• _The request_
Copy every line of the listing exactly.

___ Collected data

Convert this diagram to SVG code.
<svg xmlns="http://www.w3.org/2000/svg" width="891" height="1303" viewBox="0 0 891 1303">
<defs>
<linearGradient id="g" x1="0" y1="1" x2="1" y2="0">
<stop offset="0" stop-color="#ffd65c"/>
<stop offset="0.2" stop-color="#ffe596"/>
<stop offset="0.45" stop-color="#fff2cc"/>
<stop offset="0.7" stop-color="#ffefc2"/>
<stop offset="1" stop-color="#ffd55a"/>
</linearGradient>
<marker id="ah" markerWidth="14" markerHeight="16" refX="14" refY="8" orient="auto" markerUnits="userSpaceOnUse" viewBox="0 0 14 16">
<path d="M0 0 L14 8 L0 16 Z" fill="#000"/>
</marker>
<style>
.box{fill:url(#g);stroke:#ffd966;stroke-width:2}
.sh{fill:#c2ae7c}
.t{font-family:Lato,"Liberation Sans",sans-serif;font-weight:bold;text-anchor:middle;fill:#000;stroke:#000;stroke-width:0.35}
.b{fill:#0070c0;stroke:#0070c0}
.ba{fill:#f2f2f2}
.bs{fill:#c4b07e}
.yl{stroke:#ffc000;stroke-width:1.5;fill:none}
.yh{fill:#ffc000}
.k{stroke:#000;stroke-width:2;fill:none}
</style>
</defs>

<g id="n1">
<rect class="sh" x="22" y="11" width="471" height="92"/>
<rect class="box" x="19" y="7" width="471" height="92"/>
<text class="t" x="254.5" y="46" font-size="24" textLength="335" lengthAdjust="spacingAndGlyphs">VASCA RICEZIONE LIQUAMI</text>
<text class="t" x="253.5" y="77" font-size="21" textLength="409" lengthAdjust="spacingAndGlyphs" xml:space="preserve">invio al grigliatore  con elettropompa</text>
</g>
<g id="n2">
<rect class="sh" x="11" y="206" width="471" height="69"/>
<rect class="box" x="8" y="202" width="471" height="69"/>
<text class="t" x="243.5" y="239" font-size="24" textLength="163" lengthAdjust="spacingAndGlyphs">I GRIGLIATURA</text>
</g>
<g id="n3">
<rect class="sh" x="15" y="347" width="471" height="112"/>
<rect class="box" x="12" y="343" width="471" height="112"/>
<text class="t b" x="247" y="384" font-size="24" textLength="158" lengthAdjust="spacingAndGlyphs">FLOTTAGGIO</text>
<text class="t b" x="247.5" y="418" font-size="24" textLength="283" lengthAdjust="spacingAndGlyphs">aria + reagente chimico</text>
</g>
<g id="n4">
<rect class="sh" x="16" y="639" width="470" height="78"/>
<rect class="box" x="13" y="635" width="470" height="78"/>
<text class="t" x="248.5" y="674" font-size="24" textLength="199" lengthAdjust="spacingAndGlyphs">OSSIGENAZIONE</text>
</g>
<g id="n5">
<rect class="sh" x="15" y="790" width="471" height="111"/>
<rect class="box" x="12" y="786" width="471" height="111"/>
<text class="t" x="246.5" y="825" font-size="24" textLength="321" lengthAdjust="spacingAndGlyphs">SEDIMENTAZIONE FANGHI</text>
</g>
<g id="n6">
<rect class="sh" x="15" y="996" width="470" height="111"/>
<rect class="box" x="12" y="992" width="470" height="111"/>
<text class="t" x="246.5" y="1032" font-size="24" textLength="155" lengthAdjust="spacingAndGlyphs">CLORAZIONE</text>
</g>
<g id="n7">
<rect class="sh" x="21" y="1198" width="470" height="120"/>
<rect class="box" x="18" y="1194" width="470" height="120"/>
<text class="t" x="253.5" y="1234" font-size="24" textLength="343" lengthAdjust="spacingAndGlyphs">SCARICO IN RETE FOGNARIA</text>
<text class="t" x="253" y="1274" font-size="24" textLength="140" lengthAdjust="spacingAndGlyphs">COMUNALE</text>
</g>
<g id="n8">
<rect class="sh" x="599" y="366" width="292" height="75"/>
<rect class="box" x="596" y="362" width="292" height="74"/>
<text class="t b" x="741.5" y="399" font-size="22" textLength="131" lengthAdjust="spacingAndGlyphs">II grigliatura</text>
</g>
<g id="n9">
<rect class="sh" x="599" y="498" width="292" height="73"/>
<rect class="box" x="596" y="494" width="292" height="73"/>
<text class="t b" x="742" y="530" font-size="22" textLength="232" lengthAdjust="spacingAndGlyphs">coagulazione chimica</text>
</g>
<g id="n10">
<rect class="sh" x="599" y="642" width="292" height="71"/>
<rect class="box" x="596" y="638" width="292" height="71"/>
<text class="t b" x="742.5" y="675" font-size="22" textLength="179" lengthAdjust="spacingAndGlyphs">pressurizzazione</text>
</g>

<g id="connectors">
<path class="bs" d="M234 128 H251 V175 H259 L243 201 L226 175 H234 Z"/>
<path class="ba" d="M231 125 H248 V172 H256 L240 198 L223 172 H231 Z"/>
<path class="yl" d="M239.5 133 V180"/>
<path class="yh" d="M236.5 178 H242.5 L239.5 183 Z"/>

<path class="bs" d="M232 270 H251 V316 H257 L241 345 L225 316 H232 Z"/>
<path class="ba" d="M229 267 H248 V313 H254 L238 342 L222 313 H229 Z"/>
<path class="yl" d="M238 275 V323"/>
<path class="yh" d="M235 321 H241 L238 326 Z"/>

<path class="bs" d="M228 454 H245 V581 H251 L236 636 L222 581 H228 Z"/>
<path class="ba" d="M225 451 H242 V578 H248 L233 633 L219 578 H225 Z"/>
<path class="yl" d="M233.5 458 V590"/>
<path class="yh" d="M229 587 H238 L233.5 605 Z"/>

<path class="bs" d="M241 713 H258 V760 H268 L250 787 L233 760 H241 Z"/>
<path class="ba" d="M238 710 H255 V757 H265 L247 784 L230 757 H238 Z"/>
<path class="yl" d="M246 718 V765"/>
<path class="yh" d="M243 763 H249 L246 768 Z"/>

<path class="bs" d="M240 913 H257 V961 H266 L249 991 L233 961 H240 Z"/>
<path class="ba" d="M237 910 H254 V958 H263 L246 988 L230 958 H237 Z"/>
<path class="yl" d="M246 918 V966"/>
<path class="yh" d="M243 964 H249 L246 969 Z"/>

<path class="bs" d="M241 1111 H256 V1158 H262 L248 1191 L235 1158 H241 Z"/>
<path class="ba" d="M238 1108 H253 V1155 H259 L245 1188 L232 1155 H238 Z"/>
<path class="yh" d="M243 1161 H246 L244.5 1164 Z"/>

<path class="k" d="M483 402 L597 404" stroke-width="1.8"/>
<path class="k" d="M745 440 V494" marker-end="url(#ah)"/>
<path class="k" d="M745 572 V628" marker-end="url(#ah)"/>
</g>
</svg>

______

• _Final answer_
Convert this diagram to SVG code.
<svg xmlns="http://www.w3.org/2000/svg" width="891" height="1303" viewBox="0 0 891 1303">
<defs>
<linearGradient id="g" x1="0" y1="1" x2="1" y2="0">
<stop offset="0" stop-color="#ffd65c"/>
<stop offset="0.2" stop-color="#ffe596"/>
<stop offset="0.45" stop-color="#fff2cc"/>
<stop offset="0.7" stop-color="#ffefc2"/>
<stop offset="1" stop-color="#ffd55a"/>
</linearGradient>
<marker id="ah" markerWidth="14" markerHeight="16" refX="14" refY="8" orient="auto" markerUnits="userSpaceOnUse" viewBox="0 0 14 16">
<path d="M0 0 L14 8 L0 16 Z" fill="#000"/>
</marker>
<style>
.box{fill:url(#g);stroke:#ffd966;stroke-width:2}
.sh{fill:#c2ae7c}
.t{font-family:Lato,"Liberation Sans",sans-serif;font-weight:bold;text-anchor:middle;fill:#000;stroke:#000;stroke-width:0.35}
.b{fill:#0070c0;stroke:#0070c0}
.ba{fill:#f2f2f2}
.bs{fill:#c4b07e}
.yl{stroke:#ffc000;stroke-width:1.5;fill:none}
.yh{fill:#ffc000}
.k{stroke:#000;stroke-width:2;fill:none}
</style>
</defs>

<g id="n1">
<rect class="sh" x="22" y="11" width="471" height="92"/>
<rect class="box" x="19" y="7" width="471" height="92"/>
<text class="t" x="254.5" y="46" font-size="24" textLength="335" lengthAdjust="spacingAndGlyphs">VASCA RICEZIONE LIQUAMI</text>
<text class="t" x="253.5" y="77" font-size="21" textLength="409" lengthAdjust="spacingAndGlyphs" xml:space="preserve">invio al grigliatore  con elettropompa</text>
</g>
<g id="n2">
<rect class="sh" x="11" y="206" width="471" height="69"/>
<rect class="box" x="8" y="202" width="471" height="69"/>
<text class="t" x="243.5" y="239" font-size="24" textLength="163" lengthAdjust="spacingAndGlyphs">I GRIGLIATURA</text>
</g>
<g id="n3">
<rect class="sh" x="15" y="347" width="471" height="112"/>
<rect class="box" x="12" y="343" width="471" height="112"/>
<text class="t b" x="247" y="384" font-size="24" textLength="158" lengthAdjust="spacingAndGlyphs">FLOTTAGGIO</text>
<text class="t b" x="247.5" y="418" font-size="24" textLength="283" lengthAdjust="spacingAndGlyphs">aria + reagente chimico</text>
</g>
<g id="n4">
<rect class="sh" x="16" y="639" width="470" height="78"/>
<rect class="box" x="13" y="635" width="470" height="78"/>
<text class="t" x="248.5" y="674" font-size="24" textLength="199" lengthAdjust="spacingAndGlyphs">OSSIGENAZIONE</text>
</g>
<g id="n5">
<rect class="sh" x="15" y="790" width="471" height="111"/>
<rect class="box" x="12" y="786" width="471" height="111"/>
<text class="t" x="246.5" y="825" font-size="24" textLength="321" lengthAdjust="spacingAndGlyphs">SEDIMENTAZIONE FANGHI</text>
</g>
<g id="n6">
<rect class="sh" x="15" y="996" width="470" height="111"/>
<rect class="box" x="12" y="992" width="470" height="111"/>
<text class="t" x="246.5" y="1032" font-size="24" textLength="155" lengthAdjust="spacingAndGlyphs">CLORAZIONE</text>
</g>
<g id="n7">
<rect class="sh" x="21" y="1198" width="470" height="120"/>
<rect class="box" x="18" y="1194" width="470" height="120"/>
<text class="t" x="253.5" y="1234" font-size="24" textLength="343" lengthAdjust="spacingAndGlyphs">SCARICO IN RETE FOGNARIA</text>
<text class="t" x="253" y="1274" font-size="24" textLength="140" lengthAdjust="spacingAndGlyphs">COMUNALE</text>
</g>
<g id="n8">
<rect class="sh" x="599" y="366" width="292" height="75"/>
<rect class="box" x="596" y="362" width="292" height="74"/>
<text class="t b" x="741.5" y="399" font-size="22" textLength="131" lengthAdjust="spacingAndGlyphs">II grigliatura</text>
</g>
<g id="n9">
<rect class="sh" x="599" y="498" width="292" height="73"/>
<rect class="box" x="596" y="494" width="292" height="73"/>
<text class="t b" x="742" y="530" font-size="22" textLength="232" lengthAdjust="spacingAndGlyphs">coagulazione chimica</text>
</g>
<g id="n10">
<rect class="sh" x="599" y="642" width="292" height="71"/>
<rect class="box" x="596" y="638" width="292" height="71"/>
<text class="t b" x="742.5" y="675" font-size="22" textLength="179" lengthAdjust="spacingAndGlyphs">pressurizzazione</text>
</g>

<g id="connectors">
<path class="bs" d="M234 128 H251 V175 H259 L243 201 L226 175 H234 Z"/>
<path class="ba" d="M231 125 H248 V172 H256 L240 198 L223 172 H231 Z"/>
<path class="yl" d="M239.5 133 V180"/>
<path class="yh" d="M236.5 178 H242.5 L239.5 183 Z"/>

<path class="bs" d="M232 270 H251 V316 H257 L241 345 L225 316 H232 Z"/>
<path class="ba" d="M229 267 H248 V313 H254 L238 342 L222 313 H229 Z"/>
<path class="yl" d="M238 275 V323"/>
<path class="yh" d="M235 321 H241 L238 326 Z"/>

<path class="bs" d="M228 454 H245 V581 H251 L236 636 L222 581 H228 Z"/>
<path class="ba" d="M225 451 H242 V578 H248 L233 633 L219 578 H225 Z"/>
<path class="yl" d="M233.5 458 V590"/>
<path class="yh" d="M229 587 H238 L233.5 605 Z"/>

<path class="bs" d="M241 713 H258 V760 H268 L250 787 L233 760 H241 Z"/>
<path class="ba" d="M238 710 H255 V757 H265 L247 784 L230 757 H238 Z"/>
<path class="yl" d="M246 718 V765"/>
<path class="yh" d="M243 763 H249 L246 768 Z"/>

<path class="bs" d="M240 913 H257 V961 H266 L249 991 L233 961 H240 Z"/>
<path class="ba" d="M237 910 H254 V958 H263 L246 988 L230 958 H237 Z"/>
<path class="yl" d="M246 918 V966"/>
<path class="yh" d="M243 964 H249 L246 969 Z"/>

<path class="bs" d="M241 1111 H256 V1158 H262 L248 1191 L235 1158 H241 Z"/>
<path class="ba" d="M238 1108 H253 V1155 H259 L245 1188 L232 1155 H238 Z"/>
<path class="yh" d="M243 1161 H246 L244.5 1164 Z"/>

<path class="k" d="M483 402 L597 404" stroke-width="1.8"/>
<path class="k" d="M745 440 V494" marker-end="url(#ah)"/>
<path class="k" d="M745 572 V628" marker-end="url(#ah)"/>
</g>
</svg>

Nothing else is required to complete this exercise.